Written instruction:
Restate each line of the listing exactly, without carrying over any pictures.

Available data:

—————

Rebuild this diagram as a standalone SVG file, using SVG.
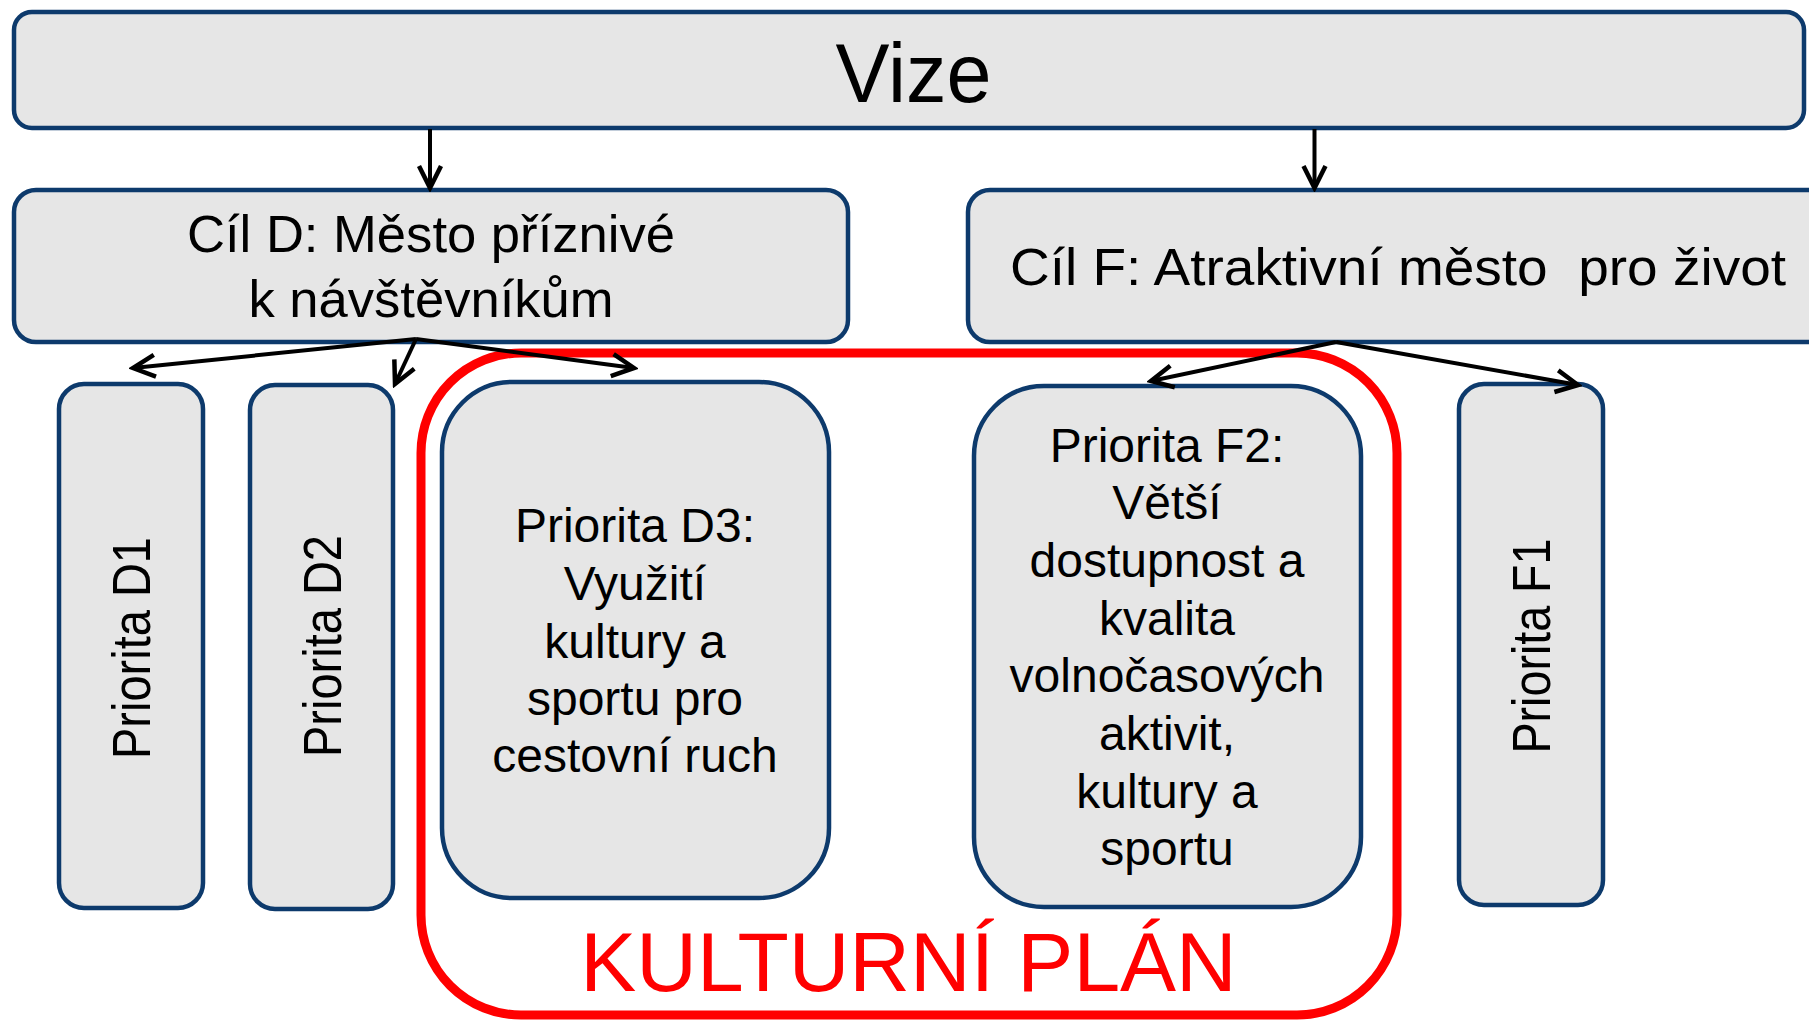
<svg xmlns="http://www.w3.org/2000/svg" width="1809" height="1020" viewBox="0 0 1809 1020">
<style>
.node{fill:#e6e6e6;stroke:#0d3a6c;stroke-width:4.5}
.t{font-family:"Liberation Sans",Arial,sans-serif;fill:#000;text-anchor:middle}
.conn{stroke:#000;stroke-width:4;fill:none}
.kp{fill:none;stroke:#ff0000;stroke-width:9}
</style>
<defs>
<marker id="arr" markerUnits="userSpaceOnUse" viewBox="-26 -14 30 28" markerWidth="30" markerHeight="28" refX="0" refY="0" orient="auto">
<path d="M-22,-11 L0,0 L-22,11" fill="none" stroke="#000" stroke-width="4.5" stroke-linejoin="miter"/>
</marker>
</defs>
<rect width="1809" height="1020" fill="#fff"/>
<g id="kulturni-plan-frame">
<rect class="kp" x="421" y="353" width="976" height="662" rx="100" ry="100"/>
</g>
<g id="vize">
<rect class="node" x="14" y="12" width="1790" height="116" rx="18"/>
<text class="t" x="913.5" y="101.5" font-size="84" textLength="156" lengthAdjust="spacingAndGlyphs">Vize</text>
</g>
<g id="cil-d">
<rect class="node" x="14" y="190" width="834" height="152" rx="22"/>
<text class="t" x="431" y="252" font-size="52" textLength="488" lengthAdjust="spacingAndGlyphs">Cíl D: Město příznivé</text>
<text class="t" x="431" y="317" font-size="52" textLength="365" lengthAdjust="spacingAndGlyphs">k návštěvníkům</text>
</g>
<g id="cil-f">
<rect class="node" x="968" y="190" width="900" height="152" rx="22"/>
<text class="t" x="1398" y="285" font-size="52" textLength="776" lengthAdjust="spacingAndGlyphs" xml:space="preserve" style="white-space:pre">Cíl F: Atraktivní město  pro život</text>
</g>
<g id="priorita-d1">
<rect class="node" x="59" y="384" width="144" height="524" rx="25"/>
<text class="t" transform="translate(150,648) rotate(-90)" font-size="54" textLength="222" lengthAdjust="spacingAndGlyphs">Priorita D1</text>
</g>
<g id="priorita-d2">
<rect class="node" x="250" y="385" width="143" height="524" rx="25"/>
<text class="t" transform="translate(341,646) rotate(-90)" font-size="54" textLength="222" lengthAdjust="spacingAndGlyphs">Priorita D2</text>
</g>
<g id="priorita-d3">
<rect class="node" x="442" y="382" width="387" height="516" rx="70"/>
<text class="t" font-size="48"><tspan x="635" y="542">Priorita D3:</tspan><tspan x="635" y="600">Využití</tspan><tspan x="635" y="658">kultury a</tspan><tspan x="635" y="715">sportu pro</tspan><tspan x="635" y="772">cestovní ruch</tspan></text>
</g>
<g id="priorita-f2">
<rect class="node" x="974" y="386" width="387" height="521" rx="70"/>
<text class="t" font-size="48"><tspan x="1167" y="461.5">Priorita F2:</tspan><tspan x="1167" y="519">Větší</tspan><tspan x="1167" y="577">dostupnost a</tspan><tspan x="1167" y="634.5">kvalita</tspan><tspan x="1167" y="692">volnočasových</tspan><tspan x="1167" y="750">aktivit,</tspan><tspan x="1167" y="807.5">kultury a</tspan><tspan x="1167" y="865">sportu</tspan></text>
</g>
<g id="priorita-f1">
<rect class="node" x="1459" y="384" width="144" height="521" rx="25"/>
<text class="t" transform="translate(1550,646) rotate(-90)" font-size="54" textLength="215" lengthAdjust="spacingAndGlyphs">Priorita F1</text>
</g>
<g id="connectors">
<path class="conn" d="M430,129 L430,188" marker-end="url(#arr)"/>
<path class="conn" d="M1314.5,129 L1314.5,188" marker-end="url(#arr)"/>
<path class="conn" d="M416,339 L133,368" marker-end="url(#arr)"/>
<path class="conn" d="M416,339 L395,384" marker-end="url(#arr)"/>
<path class="conn" d="M416,339 L634,368" marker-end="url(#arr)"/>
<path class="conn" d="M1336,342 L1151,381" marker-end="url(#arr)"/>
<path class="conn" d="M1336,342 L1578,385" marker-end="url(#arr)"/>
</g>
<g id="kulturni-plan-label">
<text class="t" x="908.5" y="991" font-size="84" fill="#ff0000" style="fill:#ff0000">KULTURNÍ PLÁN</text>
</g>
</svg>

—————

Expected answer:
Rebuild this diagram as a standalone SVG file, using SVG.
<svg xmlns="http://www.w3.org/2000/svg" width="1809" height="1020" viewBox="0 0 1809 1020">
<style>
.node{fill:#e6e6e6;stroke:#0d3a6c;stroke-width:4.5}
.t{font-family:"Liberation Sans",Arial,sans-serif;fill:#000;text-anchor:middle}
.conn{stroke:#000;stroke-width:4;fill:none}
.kp{fill:none;stroke:#ff0000;stroke-width:9}
</style>
<defs>
<marker id="arr" markerUnits="userSpaceOnUse" viewBox="-26 -14 30 28" markerWidth="30" markerHeight="28" refX="0" refY="0" orient="auto">
<path d="M-22,-11 L0,0 L-22,11" fill="none" stroke="#000" stroke-width="4.5" stroke-linejoin="miter"/>
</marker>
</defs>
<rect width="1809" height="1020" fill="#fff"/>
<g id="kulturni-plan-frame">
<rect class="kp" x="421" y="353" width="976" height="662" rx="100" ry="100"/>
</g>
<g id="vize">
<rect class="node" x="14" y="12" width="1790" height="116" rx="18"/>
<text class="t" x="913.5" y="101.5" font-size="84" textLength="156" lengthAdjust="spacingAndGlyphs">Vize</text>
</g>
<g id="cil-d">
<rect class="node" x="14" y="190" width="834" height="152" rx="22"/>
<text class="t" x="431" y="252" font-size="52" textLength="488" lengthAdjust="spacingAndGlyphs">Cíl D: Město příznivé</text>
<text class="t" x="431" y="317" font-size="52" textLength="365" lengthAdjust="spacingAndGlyphs">k návštěvníkům</text>
</g>
<g id="cil-f">
<rect class="node" x="968" y="190" width="900" height="152" rx="22"/>
<text class="t" x="1398" y="285" font-size="52" textLength="776" lengthAdjust="spacingAndGlyphs" xml:space="preserve" style="white-space:pre">Cíl F: Atraktivní město  pro život</text>
</g>
<g id="priorita-d1">
<rect class="node" x="59" y="384" width="144" height="524" rx="25"/>
<text class="t" transform="translate(150,648) rotate(-90)" font-size="54" textLength="222" lengthAdjust="spacingAndGlyphs">Priorita D1</text>
</g>
<g id="priorita-d2">
<rect class="node" x="250" y="385" width="143" height="524" rx="25"/>
<text class="t" transform="translate(341,646) rotate(-90)" font-size="54" textLength="222" lengthAdjust="spacingAndGlyphs">Priorita D2</text>
</g>
<g id="priorita-d3">
<rect class="node" x="442" y="382" width="387" height="516" rx="70"/>
<text class="t" font-size="48"><tspan x="635" y="542">Priorita D3:</tspan><tspan x="635" y="600">Využití</tspan><tspan x="635" y="658">kultury a</tspan><tspan x="635" y="715">sportu pro</tspan><tspan x="635" y="772">cestovní ruch</tspan></text>
</g>
<g id="priorita-f2">
<rect class="node" x="974" y="386" width="387" height="521" rx="70"/>
<text class="t" font-size="48"><tspan x="1167" y="461.5">Priorita F2:</tspan><tspan x="1167" y="519">Větší</tspan><tspan x="1167" y="577">dostupnost a</tspan><tspan x="1167" y="634.5">kvalita</tspan><tspan x="1167" y="692">volnočasových</tspan><tspan x="1167" y="750">aktivit,</tspan><tspan x="1167" y="807.5">kultury a</tspan><tspan x="1167" y="865">sportu</tspan></text>
</g>
<g id="priorita-f1">
<rect class="node" x="1459" y="384" width="144" height="521" rx="25"/>
<text class="t" transform="translate(1550,646) rotate(-90)" font-size="54" textLength="215" lengthAdjust="spacingAndGlyphs">Priorita F1</text>
</g>
<g id="connectors">
<path class="conn" d="M430,129 L430,188" marker-end="url(#arr)"/>
<path class="conn" d="M1314.5,129 L1314.5,188" marker-end="url(#arr)"/>
<path class="conn" d="M416,339 L133,368" marker-end="url(#arr)"/>
<path class="conn" d="M416,339 L395,384" marker-end="url(#arr)"/>
<path class="conn" d="M416,339 L634,368" marker-end="url(#arr)"/>
<path class="conn" d="M1336,342 L1151,381" marker-end="url(#arr)"/>
<path class="conn" d="M1336,342 L1578,385" marker-end="url(#arr)"/>
</g>
<g id="kulturni-plan-label">
<text class="t" x="908.5" y="991" font-size="84" fill="#ff0000" style="fill:#ff0000">KULTURNÍ PLÁN</text>
</g>
</svg>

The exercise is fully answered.